### Task statement:
Copy exactly the lines from the line containing "What matplotlib code" to the line containing "CM19_E = [4.3, 4.3]", both lines included, and omit any pictures.

┄┄┄┄┄┄┄┄┄┄

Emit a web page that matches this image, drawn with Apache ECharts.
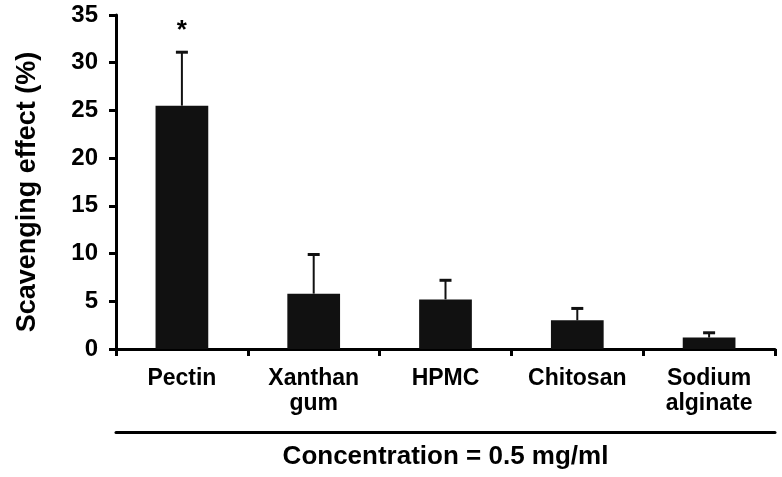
<!DOCTYPE html>
<html>
<head>
<meta charset="utf-8">
<script src="https://cdn.jsdelivr.net/npm/echarts@6/dist/echarts.min.js"></script>
<style>
html,body{margin:0;padding:0;background:#fff;overflow:hidden;}
#chart{width:782px;height:477px;}
</style>
</head>
<body>
<div id="chart"></div>
<script>
var categories = ['Pectin', 'Xanthan\ngum', 'HPMC', 'Chitosan', 'Sodium\nalginate'];
var meanValues = [25.5, 5.8, 5.2, 3.0, 1.2];
var errorUpper = [31.1, 9.9, 7.2, 4.25, 1.7];
var significance = ['*', '', '', '', ''];
var yTicks = [0, 5, 10, 15, 20, 25, 30, 35];

var FONT = '"Liberation Sans", Arial, sans-serif';
var chart = echarts.init(document.getElementById('chart'), null, {renderer: 'canvas'});

var errData = categories.map(function (c, i) { return [i, meanValues[i], errorUpper[i]]; });

var option = {
  backgroundColor: '#fff',
  animation: false,
  grid: {left: 116, right: 7, top: 15, bottom: 128, containLabel: false, outerBoundsMode: 'none'},
  xAxis: [{
    type: 'category',
    data: categories,
    position: 'bottom',
    axisLine: {lineStyle: {color: '#000', width: 3}},
    axisTick: {show: true, inside: false, length: 7, alignWithLabel: false, lineStyle: {color: '#000', width: 3}},
    axisLabel: {color: '#000', fontFamily: FONT, fontWeight: 'bold', fontSize: 23, lineHeight: 25, margin: 17, interval: 0},
    splitLine: {show: false}
  }, {
    type: 'category',
    data: categories,
    position: 'bottom',
    offset: 83,
    axisLine: {lineStyle: {color: '#000', width: 3}},
    axisTick: {show: false},
    axisLabel: {show: false},
    splitLine: {show: false},
    name: 'Concentration = 0.5 mg/ml',
    nameLocation: 'middle',
    nameGap: 12,
    nameTextStyle: {color: '#000', fontFamily: FONT, fontWeight: 'bold', fontSize: 26}
  }],
  yAxis: {
    type: 'value',
    min: 0, max: 35, interval: 5,
    name: 'Scavenging effect (%)',
    nameLocation: 'middle',
    nameGap: 75,
    nameRotate: 90,
    nameTextStyle: {color: '#000', fontFamily: FONT, fontWeight: 'bold', fontSize: 27, padding: [0, 20, 0, 0]},
    axisLine: {show: true, lineStyle: {color: '#000', width: 3}},
    axisTick: {show: true, inside: false, length: 7, lineStyle: {color: '#000', width: 3}},
    axisLabel: {color: '#000', fontFamily: FONT, fontWeight: 'bold', fontSize: 24, margin: 18,
      formatter: function (v) { return yTicks.indexOf(v) >= 0 ? String(v) : ''; }},
    splitLine: {show: false}
  },
  series: [{
    type: 'bar',
    xAxisIndex: 0,
    data: meanValues,
    barWidth: '40%',
    itemStyle: {color: '#111'},
    z: 2
  }, {
    type: 'custom',
    xAxisIndex: 0,
    data: errData,
    z: 1,
    renderItem: function (params, api) {
      var idx = api.value(0);
      var base = api.coord([idx, api.value(1)]);
      var top = api.coord([idx, api.value(2)]);
      var half = 6;
      var children = [
        {type: 'line', shape: {x1: top[0], y1: base[1], x2: top[0], y2: top[1]}, style: {stroke: '#111', lineWidth: 2}},
        {type: 'line', shape: {x1: top[0] - half, y1: top[1], x2: top[0] + half, y2: top[1]}, style: {stroke: '#111', lineWidth: 3}}
      ];
      var s = significance[params.dataIndex];
      if (s) {
        children.push({type: 'text', x: top[0], y: top[1] - 8,
          style: {text: s, fill: '#000', font: 'bold 26px ' + FONT, align: 'center', verticalAlign: 'bottom'}});
      }
      return {type: 'group', children: children};
    }
  }]
};
chart.setOption(option);
</script>
</body>
</html>
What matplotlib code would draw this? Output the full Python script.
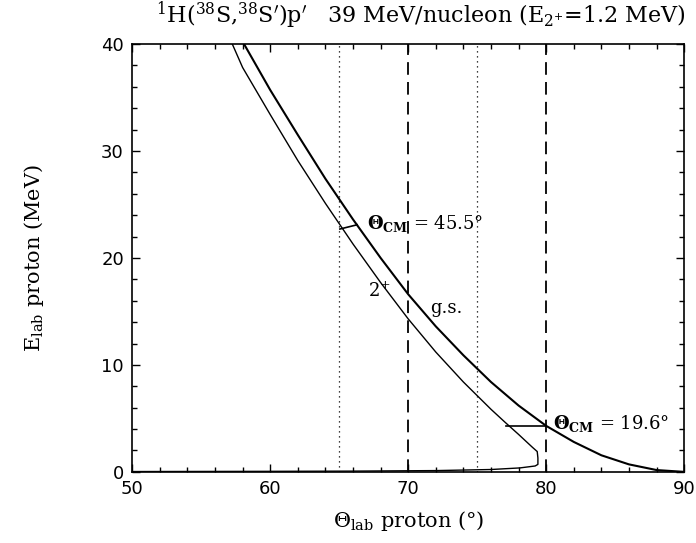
import matplotlib.pyplot as plt
from matplotlib.ticker import MultipleLocator

# ground state (elastic) proton kinematics, lab angle (deg) vs lab energy (MeV)
GS_THETA = [58.1, 60, 62, 64, 66, 68, 70, 72, 74, 76, 78, 80, 82, 84, 86, 88, 90]
GS_E = [40.0, 35.7, 31.5, 27.4, 23.6, 20.0, 16.6, 13.6, 10.9, 8.4, 6.2, 4.3, 2.8, 1.55, 0.7, 0.17, 0.0]

# 2+ state (E* = 1.2 MeV): upper branch up to the maximum angle, then the low-energy branch
EX_THETA = [57.25, 58, 60, 62, 64, 66, 68, 70, 72, 74, 76, 77, 78, 79.0, 79.35, 79.4, 79.4, 79.2, 78.1, 76, 72, 66, 60, 50]
EX_E = [40.0, 37.8, 33.4, 29.1, 25.1, 21.3, 17.7, 14.3, 11.2, 8.4, 5.85, 4.66, 3.5, 2.3, 1.9, 1.3, 0.7, 0.55, 0.37, 0.22, 0.12, 0.07, 0.05, 0.03]

# constant theta_CM markers joining the two curves
CM45_THETA = [65.05, 66.3]
CM45_E = [22.7, 23.1]
CM19_THETA = [77.1, 80.0]
CM19_E = [4.3, 4.3]

DOTTED_X = [65, 75]
DASHED_X = [70, 80]

SERIF = 'DejaVu Serif'
plt.rcParams['mathtext.fontset'] = 'dejavuserif'

fig = plt.figure(figsize=(6.96, 5.43), dpi=100)
ax = fig.add_axes([0.190, 0.131, 0.793, 0.788])

ax.plot(GS_THETA, GS_E, color='black', linewidth=1.5)
ax.plot(EX_THETA, EX_E, color='black', linewidth=1.0)
ax.plot(CM45_THETA, CM45_E, color='black', linewidth=1.2)
ax.plot(CM19_THETA, CM19_E, color='black', linewidth=1.2)

for x in DOTTED_X:
    ax.axvline(x, color='black', linestyle=(0, (1, 3)), linewidth=0.9)
for x in DASHED_X:
    ax.axvline(x, color='black', linestyle=(0, (7, 4)), linewidth=1.3)

ax.text(67.0, 23.2, r'$\mathbf{\Theta_{CM}}$ = 45.5$\degree$', fontsize=13,
        family=SERIF, va='center', ha='left')
ax.text(80.5, 4.5, r'$\mathbf{\Theta_{CM}}$ = 19.6$\degree$', fontsize=13,
        family=SERIF, va='center', ha='left')
ax.text(67.1, 16.9, r'2$^{+}$', fontsize=13, family=SERIF, va='center', ha='left')
ax.text(71.6, 15.3, 'g.s.', fontsize=13, family=SERIF, va='center', ha='left')

ax.set_xlim(50, 90)
ax.set_ylim(0, 40)
ax.xaxis.set_major_locator(MultipleLocator(10))
ax.xaxis.set_minor_locator(MultipleLocator(2))
ax.yaxis.set_major_locator(MultipleLocator(10))
ax.yaxis.set_minor_locator(MultipleLocator(2))
ax.tick_params(which='both', direction='in', top=True, right=True, width=1.0)
ax.tick_params(which='major', length=6, labelsize=13, pad=6)
ax.tick_params(which='minor', length=3.5)
for s in ax.spines.values():
    s.set_linewidth(1.2)

ax.set_xlabel(r'$\Theta_{\mathrm{lab}}$ proton ($\degree$)', fontsize=15, family=SERIF, labelpad=8)
ax.set_ylabel(r'E$_{\mathrm{lab}}$ proton (MeV)', fontsize=15, family=SERIF, labelpad=40)
fig.text(0.605, 0.972, r"$^{1}$H($^{38}$S,$^{38}$S$'$)p$'$   39 MeV/nucleon (E$_{2^{+}}$=1.2 MeV)",
         fontsize=16, family=SERIF, ha='center', va='center')

plt.savefig('out.png', dpi=100)
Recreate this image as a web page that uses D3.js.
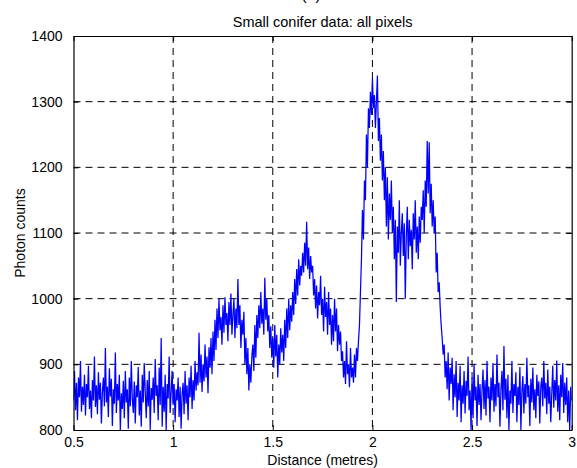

┄┄┄┄┄┄┄┄┄┄

### Task output:
What matplotlib code would draw this? Output the full Python script.
import matplotlib.pyplot as plt
from matplotlib.ticker import MultipleLocator

# ground state (elastic) proton kinematics, lab angle (deg) vs lab energy (MeV)
GS_THETA = [58.1, 60, 62, 64, 66, 68, 70, 72, 74, 76, 78, 80, 82, 84, 86, 88, 90]
GS_E = [40.0, 35.7, 31.5, 27.4, 23.6, 20.0, 16.6, 13.6, 10.9, 8.4, 6.2, 4.3, 2.8, 1.55, 0.7, 0.17, 0.0]

# 2+ state (E* = 1.2 MeV): upper branch up to the maximum angle, then the low-energy branch
EX_THETA = [57.25, 58, 60, 62, 64, 66, 68, 70, 72, 74, 76, 77, 78, 79.0, 79.35, 79.4, 79.4, 79.2, 78.1, 76, 72, 66, 60, 50]
EX_E = [40.0, 37.8, 33.4, 29.1, 25.1, 21.3, 17.7, 14.3, 11.2, 8.4, 5.85, 4.66, 3.5, 2.3, 1.9, 1.3, 0.7, 0.55, 0.37, 0.22, 0.12, 0.07, 0.05, 0.03]

# constant theta_CM markers joining the two curves
CM45_THETA = [65.05, 66.3]
CM45_E = [22.7, 23.1]
CM19_THETA = [77.1, 80.0]
CM19_E = [4.3, 4.3]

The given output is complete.